Бархатный диктатор | страница 102
«Смерть подходит твердыми шагами…»
Мы бы назвали его passiflora, цветком страдания, выросшим на почве, обагренной кровью, под темными небесами смутного времени.
С. Андреевский
В один и тот же год скончались диктатор и писатель. В 1888 году зимою в Ницце, на вилле Коринальди, истощенный долголетним бронхитом и чахоткой умер человек, утвердивший 21 февраля 1880 года смертный приговор Млодецкому и в ту же ночь лицемерно утешавший рыдающего Гаршина.
Он умирал медленно, томительно, годами. Признанный партией Победоносцева ответственным за убийство Александра П, он навсегда отошел от власти. Он знал, что в Гатчине очень довольны тем «qu’on a retrouve lе самодержавие» и что его уже никогда не призовут к государственному кормилу. В Петербурге его забыли, и только родной Кавказ еще втихомолку произносил с патриотическим тщеславием его опальную фамилию армянского аристократа, некогда облеченную мировой известностью. С горестной улыбкой вспоминал он напевы родных ашугов:
Лишь Арарат не забывает
О славе скрывшейся моей…
В добровольном изгнании, в одиночестве заграничных курортов он вспоминал краткий срок своей диктатуры и саркастически расценивал деятелей нового царствования. Вынужденное безделие истощало и обессиливало отставного вице-императора. Врачи сменяли друг друга у его постели, ставя противоречивые диагнозы и полемизируя на консилиумах. Легкие, бронхи, порок сердца? Экзема разъедала истощенную кожу. Смерть подходила лукаво и обходом, словно применяя к нему его собственную стратегическую систему.
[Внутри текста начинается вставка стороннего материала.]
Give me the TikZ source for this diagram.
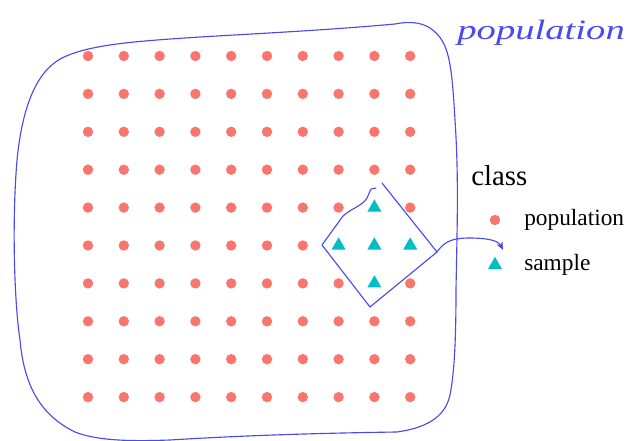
\documentclass[tikz,border=0pt]{standalone}
\usepackage{fontspec}
\setmainfont{Liberation Serif}
\usetikzlibrary{shapes.geometric,arrows.meta}
\definecolor{popred}{HTML}{F8766D}
\definecolor{samcyan}{HTML}{00BFC4}
\definecolor{ink}{HTML}{4A4AF0}
\begin{document}
\begin{tikzpicture}[x=0.75pt,y=-0.75pt,
  popdot/.style={circle,fill=popred,inner sep=0pt,minimum size=7.8pt},
  samtri/.style={regular polygon,regular polygon sides=3,fill=samcyan,inner sep=0pt,minimum size=12.2pt},
  pen/.style={draw=ink,line width=0.85pt,line cap=round,line join=round},
  legtext/.style={anchor=base west,inner sep=0pt,font=\fontsize{17.5}{20}\selectfont}]
\useasboundingbox (0,0) rectangle (636,441);
% population grid
\foreach \i in {1,...,10} {
  \foreach \j in {1,...,10} {
    \pgfmathsetmacro\xx{88+(\i-1)*35.8}
    \pgfmathsetmacro\yy{56+(\j-1)*37.9}
    \pgfmathtruncatemacro\skipit{((\i==9) && (\j>4) && (\j<8)) || ((\j==6) && ((\i==8) || (\i==10)))}
    \ifnum\skipit=0 \node[popdot] (d\i-\j) at (\xx,\yy) {};\fi
  }
}
% sample
\node[samtri] (s1) at (374.4,207.6) {};
\node[samtri] (s2) at (338.6,245.5) {};
\node[samtri] (s3) at (374.4,245.5) {};
\node[samtri] (s4) at (410.2,245.5) {};
\node[samtri] (s5) at (374.4,283.4) {};
% legend
\node[anchor=base west,inner sep=0pt,font=\fontsize{21.6}{24}\selectfont] (legtitle) at (471,186) {class};
\node[popdot] (legdot) at (495,220) {};
\node[legtext] (legpop) at (524,226) {population};
\node[samtri] (legtri) at (495,265) {};
\node[legtext] (legsam) at (524,271) {sample};
% hand-drawn outline of the population
\draw[pen] (395,24) .. controls (330,30) and (250,34) .. (200,37)
  .. controls (140,41) and (90,44) .. (62,58)
  .. controls (35,72) and (22,110) .. (17,160)
  .. controls (12,220) and (14,300) .. (20,340)
  .. controls (24,385) and (40,415) .. (75,432)
  .. controls (100,442) and (140,441) .. (170,440)
  .. controls (250,435) and (330,433) .. (397,432)
  .. controls (425,428) and (445,418) .. (450,395)
  .. controls (455,370) and (456,330) .. (456,290)
  .. controls (457,230) and (459,180) .. (455,120)
  .. controls (452,70) and (450,45) .. (435,32)
  .. controls (425,22) and (410,21) .. (395,24);
% hand-drawn outline of the sample
\coordinate (dtop) at (382,183);
\coordinate (dright) at (437,252);
\coordinate (dbot) at (370,307);
\coordinate (dleft) at (322,245);
\draw[pen] (dtop) -- (dright) -- (dbot) -- (dleft) -- (343,216)
  .. controls (352,208) and (362,206) .. (367,198) -- (371,189) -- (376,188);
% arrow to legend
\coordinate (arrend) at (503,250);
\draw[pen,-{Stealth[length=6pt,width=5pt]}] (dright) .. controls (445,240) and (455,238) .. (470,238)
  .. controls (485,238) and (498,240) .. (arrend);
% handwritten label
\node[anchor=base west,inner sep=0pt,text=ink,font=\fontsize{21}{24}\selectfont\itshape,xscale=1.38] (hand) at (457,40) {population};
\end{tikzpicture}
\end{document}
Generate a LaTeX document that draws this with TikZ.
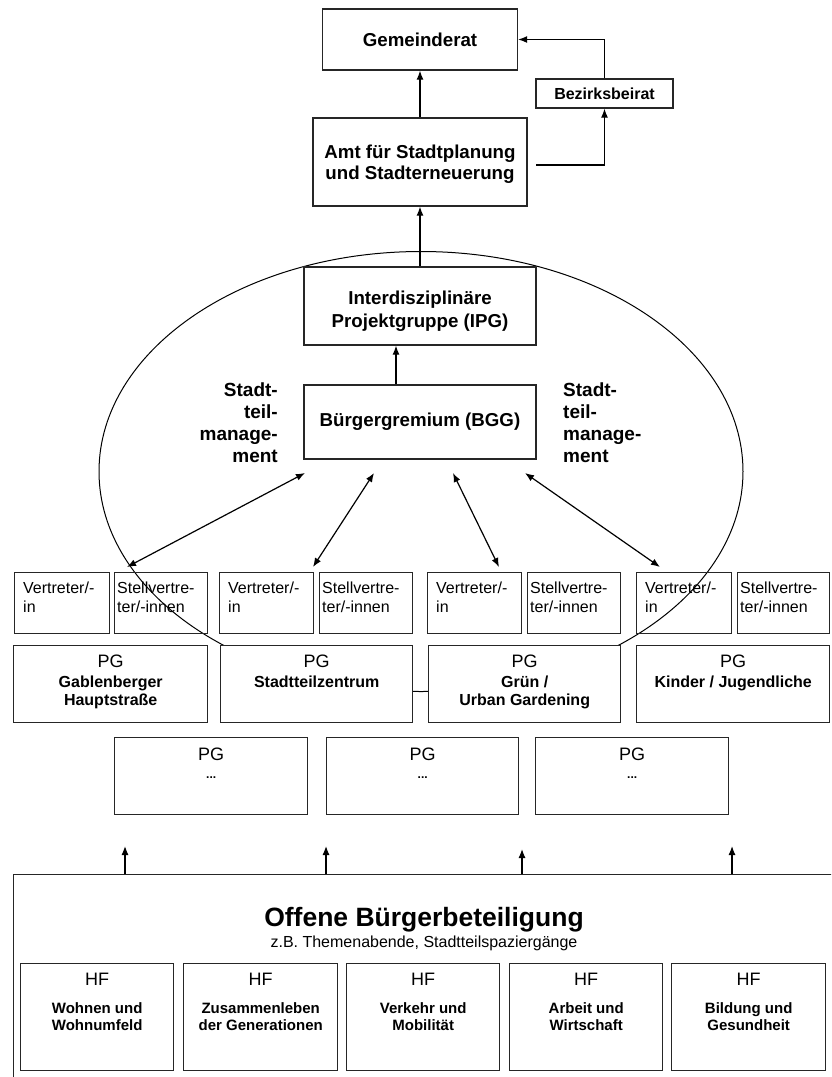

Но мысль работала по-прежнему бойко и кипуче. Лишенная привычной военно-политической почвы для распоряжений и действий, она обращалась к прошлому и наново переигрывала давно разыгранные партии. Полулежа на веранде, Лорис больше вспоминал теперь, созерцал, возрождал ушедшие лица, события и речи. Там, где-то далеко у истоков сознания, в начале бытия расстилаются солнечные нагорья, шумят скудные чинаровые рощи, высятся точеные грани Алагеза. Как странно от этих раскаленных плоскогорий перенестись в прохладные коридоры Московского института восточных языков и слушать с кафедры анализ наречий и говоров, недавно лишь сочно и звонко звучавших ему с эриванских и тифлисских улиц. Его влечет к этим знойным пределам Персии и Турции, где длится десятилетиями особая, восточная, авантюрная и нарядная война, сулящая молодому офицеру верное поприще героических набегов и воинской славы. Вчерашний гвардейский корнет отважно сражается в горных чащобах, у бурных речек, под градом вражьих пуль. Предводитель удалых партизан, татарских охотников и курдов-чертопоклонников, он с дьявольским бесстрашием занимает дагестанские аулы и яростно преследует передовые отряды великого имама. В Чечне соперник Шамиля, непобедимый и обузданный Хаджи-Мурат поверяет ему, молодому ротмистру, подробную летопись своих воинских подвигов, восхищая вчерашнего гродненского гусара своим диким талантом кавалерийского вождя. И странная дружба, по-восточному с щедрыми дарами и благоговейной нежностью, сближает пленного наездника с адъютантом Воронцова.